Hope this gets more attention with the EP ;).

Rated for the truth hurts.
The truth hurts indeed. But eventually someone in this mess is going to have to give, and the more I read the less it seems like anyone ever will. Not one of the powerful and the well-off in this country --whether in government or, like yourself, in business--can be arsed to see past their own noses.

And I find myself asking where, exactly, do these captains of industry think they will live when the impoverished husk of a 3rd world nation collapses around them?
As a fellow member of the bar, I appreciate your candor and honesty.

In all reality, the politicians should listen to folks like you. I think their rhetoric is just that. Their campaign contributors also know that they aren't "job creators," and are just whitewashing themselves as such, because they want tax breaks.
Interesting. Of course you cannot create jobs without demand. It's ludicrous to insist on supply side economics once you admit to that reality. You can't force job creation without a demand that requires it.

Look at it this way, though. If you have more money to invest in your business, don't you buy a few more products, like you said, maybe a new bookshelf? Doesn't that add to the overall demand level of the economy concerning shelf makers? If you eat more varied foods due to your smarts and business acumen, won't you be creating one more demand point in the agricultural arena?

So as long as your business isn't stymied, and you continue to do well; well enough to increase your own salary and that of your one legal assistant, then both of you (and by extension, your families who directly benefit from this increase in disposable income) act as one more point of demand for improving the economy, right?

See? You could actually be a job creator without ever having to hire a single soul.
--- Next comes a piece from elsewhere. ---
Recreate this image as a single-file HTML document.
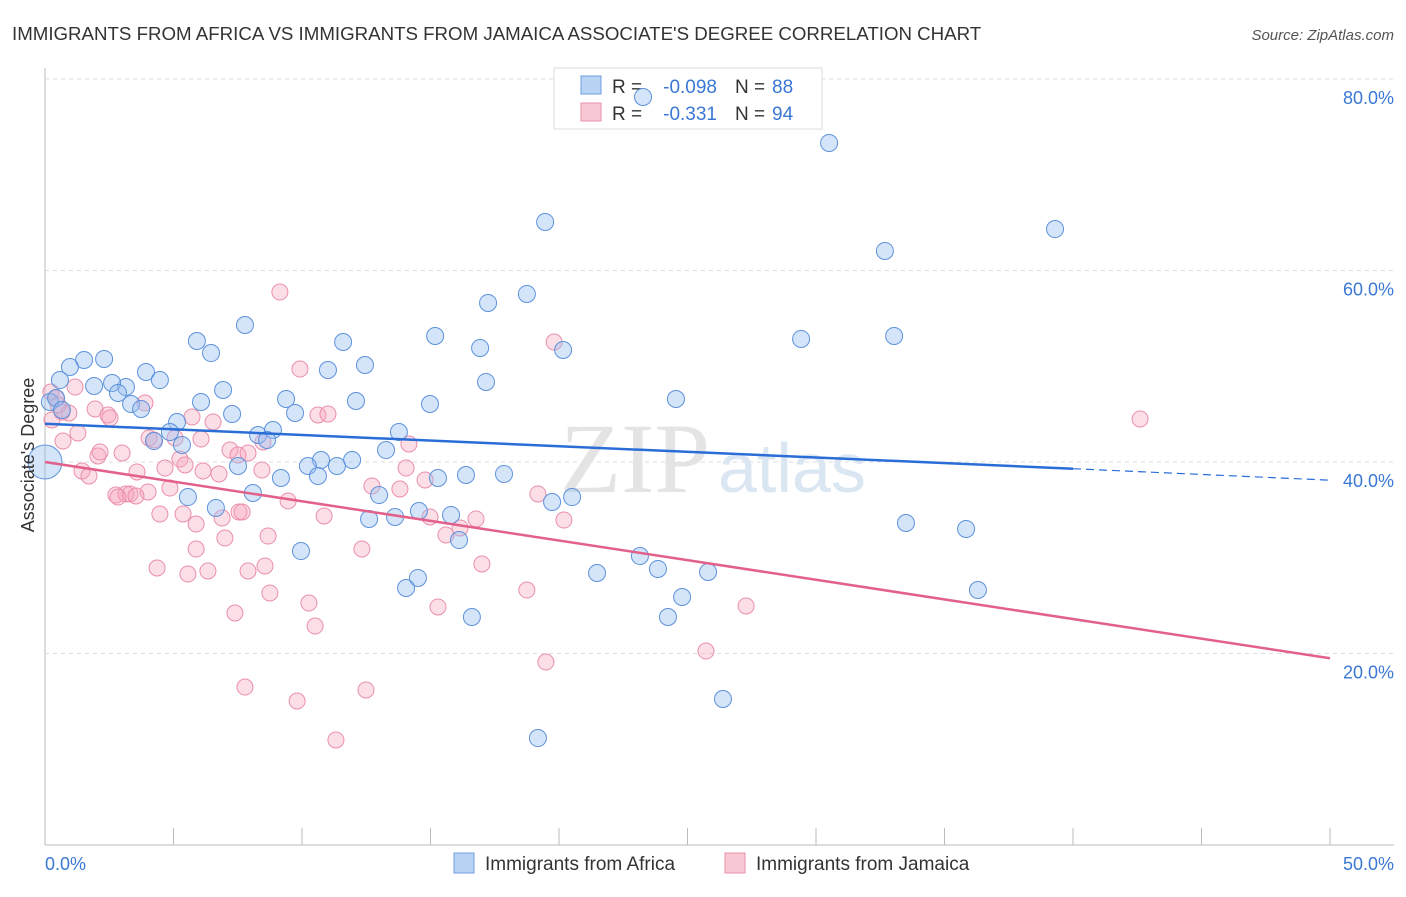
<!DOCTYPE html>
<html><head><meta charset="utf-8"><style>
body{margin:0;background:#fff;font-family:"Liberation Sans",sans-serif}
</style></head><body>
<svg width="1406" height="892" xmlns="http://www.w3.org/2000/svg">
<text x="12" y="40" font-size="18.7" fill="#333">IMMIGRANTS FROM AFRICA VS IMMIGRANTS FROM JAMAICA ASSOCIATE'S DEGREE CORRELATION CHART</text>
<text x="1394" y="40" font-size="15" fill="#555" font-style="italic" text-anchor="end">Source: ZipAtlas.com</text>
<g id="grid"></g>
<text x="560" y="492" font-size="100" fill="#e4e4e4" font-family="Liberation Serif">ZIP</text>
<text x="718" y="492" font-size="70" fill="#dbe6f3">atlas</text>
<g>
<rect x="554" y="68" width="268" height="61" fill="#fff" stroke="#ddd"/>
<rect x="581" y="76" width="20" height="18" fill="#b9d3f5" stroke="#6d9de0"/>
<rect x="581" y="103" width="20" height="18" fill="#f9c6d4" stroke="#e893ac"/>
<text x="612" y="93" font-size="19" fill="#333">R =</text>
<text x="717" y="93" font-size="19" fill="#3a78d4" text-anchor="end">-0.098</text>
<text x="735" y="93" font-size="19" fill="#333">N =</text>
<text x="772" y="93" font-size="19" fill="#3a78d4">88</text>
<text x="612" y="120" font-size="19" fill="#333">R =</text>
<text x="717" y="120" font-size="19" fill="#3a78d4" text-anchor="end">-0.331</text>
<text x="735" y="120" font-size="19" fill="#333">N =</text>
<text x="772" y="120" font-size="19" fill="#3a78d4">94</text>
</g>
<g id="pts"></g>
<g id="lines"></g>
<text transform="translate(34,455) rotate(-90)" font-size="18" fill="#333" text-anchor="middle">Associate's Degree</text>
<text x="45" y="870" font-size="18" fill="#3a78d4">0.0%</text>
<text x="1394" y="870" font-size="18" fill="#3a78d4" text-anchor="end">50.0%</text>
<g>
<rect x="454" y="853" width="20" height="20" fill="#b9d3f5" stroke="#6d9de0"/>
<text x="485" y="870" font-size="19" fill="#333">Immigrants from Africa</text>
<rect x="725" y="853" width="20" height="20" fill="#f9c6d4" stroke="#e893ac"/>
<text x="756" y="870" font-size="19" fill="#333">Immigrants from Jamaica</text>
</g>
</svg>
<script>
const yTicks=[20,40,60,80];
const yTickLabels=["20.0%","40.0%","60.0%","80.0%"];
const xTicks=[0,5,10,15,20,25,30,35,40,45,50];
const bluePx=[[643,97],[829,143],[545,222],[1055,229],[885,251],[527,294],[488,303],[245,325],[435,336],[801,339],[894,336],[197,341],[343,342],[480,348],[563,350],[211,353],[84,360],[104,359],[70,367],[365,365],[328,370],[146,372],[60,380],[94,386],[126,387],[112,383],[160,380],[486,382],[223,390],[118,393],[201,402],[286,399],[356,401],[430,404],[676,399],[131,404],[141,409],[232,414],[295,413],[177,422],[170,432],[258,435],[273,430],[399,432],[154,441],[182,445],[267,440],[386,450],[321,460],[352,460],[238,466],[308,466],[337,466],[281,478],[318,476],[438,478],[466,475],[504,474],[253,493],[379,495],[188,497],[572,497],[552,502],[216,508],[419,511],[451,515],[369,519],[395,517],[459,540],[906,523],[966,529],[301,551],[640,556],[658,569],[597,573],[708,572],[418,578],[406,588],[978,590],[682,597],[472,617],[668,617],[723,699],[538,738],[50,402],[56,398],[62,410]];
const pinkPx=[[280,292],[300,369],[554,342],[1140,419],[318,415],[328,414],[51,392],[56,398],[75,387],[62,412],[69,413],[95,409],[108,415],[110,418],[145,403],[192,417],[213,422],[149,438],[63,441],[78,433],[98,456],[100,452],[122,453],[154,440],[175,438],[201,439],[230,450],[238,455],[248,453],[263,442],[409,444],[180,459],[82,471],[89,476],[137,472],[165,468],[185,465],[203,471],[219,474],[262,470],[406,468],[425,480],[372,486],[400,489],[116,495],[126,494],[130,494],[148,492],[170,488],[288,501],[538,494],[118,497],[136,496],[160,514],[183,514],[196,524],[222,518],[239,512],[242,512],[324,516],[430,517],[476,519],[460,528],[564,520],[446,535],[268,536],[225,538],[196,549],[362,549],[157,568],[188,574],[208,571],[248,571],[265,566],[482,564],[270,593],[309,603],[438,607],[527,590],[746,606],[235,613],[315,626],[706,651],[546,662],[245,687],[366,690],[297,701],[336,740],[58,405],[52,420]];
const blueData=bluePx.map(p=>[+((p[0]-45)/25.7).toFixed(2),+((845-p[1])/9.575).toFixed(2)]);
const pinkData=pinkPx.map(p=>[+((p[0]-45)/25.7).toFixed(2),+((845-p[1])/9.575).toFixed(2)]);
const blueTrend=[[0,44.0],[40,39.3],[50,38.1]];
const pinkTrend=[[0,40.0],[50,19.5]];
const X=v=>45+v*25.7, Y=v=>845-v*9.575;
const NS="http://www.w3.org/2000/svg";
function mk(t,a,parent){const e=document.createElementNS(NS,t);for(const k in a)e.setAttribute(k,a[k]);parent.appendChild(e);return e;}
const g=document.getElementById('grid');
const ax=mk('line',{x1:45,y1:68,x2:45,y2:845,stroke:'#bbb'},g);


const bx=mk('line',{x1:45,y1:845,x2:1394,y2:845,stroke:'#bbb'},g);


yTicks.forEach((t,i)=>{
 const l=mk('line',{x1:45,y1:Y(t),x2:1394,y2:Y(t),stroke:'#ddd','stroke-dasharray':'4 4'},g);
 
 
 const tx=mk('text',{x:1394,y:Y(t)+25,'font-size':18,fill:'#3a78d4','text-anchor':'end'},g);
 tx.textContent=yTickLabels[i];
 
 
});
xTicks.forEach(t=>{
 const l=mk('line',{x1:X(t),y1:828,x2:X(t),y2:845,stroke:'#bbb'},g);
 
 
});
const pg=document.getElementById('pts');
pinkData.forEach(d=>{
 const c=mk('circle',{cx:X(d[0]),cy:Y(d[1]),r:8,fill:'rgba(245,160,185,0.35)',stroke:'#ea8fab','stroke-width':1},pg);
 
 
});
blueData.forEach(d=>{
 const c=mk('circle',{cx:X(d[0]),cy:Y(d[1]),r:8.5,fill:'rgba(150,190,240,0.4)',stroke:'#5d92dc','stroke-width':1},pg);
 
 
});
const big=mk('circle',{cx:X(0),cy:Y(40),r:17,fill:'rgba(150,190,240,0.4)',stroke:'#5d92dc'},pg);


const lg=document.getElementById('lines');
const b1=mk('line',{x1:X(blueTrend[0][0]),y1:Y(blueTrend[0][1]),x2:X(blueTrend[1][0]),y2:Y(blueTrend[1][1]),stroke:'#2a6dd6','stroke-width':2.5},lg);


const b2=mk('line',{x1:X(blueTrend[1][0]),y1:Y(blueTrend[1][1]),x2:X(blueTrend[2][0]),y2:Y(blueTrend[2][1]),stroke:'#2a6dd6','stroke-width':1.2,'stroke-dasharray':'8 5'},lg);


const p1=mk('line',{x1:X(pinkTrend[0][0]),y1:Y(pinkTrend[0][1]),x2:X(pinkTrend[1][0]),y2:Y(pinkTrend[1][1]),stroke:'#e2608a','stroke-width':2.5},lg);


</script>
</body></html>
The fact that your business grows with the demand for the service it supplies, then you could be creating jobs in businesses that supply your demands.

It's all in how you inspect the picture and learn to admire the frame in which it's placed.

-r-
A) thanks for being so honest; finally, a business person other than Warren Buffet who tells it like it is. B) I am SO glad I'm not a legal assistant anymore! :) Seriously, well- written post, and your perspective is appreciated.
We will now discuss in a little more detail the struggle for existence...
-Darwin, The Origin of Species
so you should. every man for himself, is the american way.

how's that working out?
Mine was not a recommendation, merely a way of pointing out that that's what's goin' on here . . . and little else.
Thanks for your crisply stated honesty.
hey vertebrae:

like your honesty:"if I am saving money on taxes, I am not going to use it to create jobs"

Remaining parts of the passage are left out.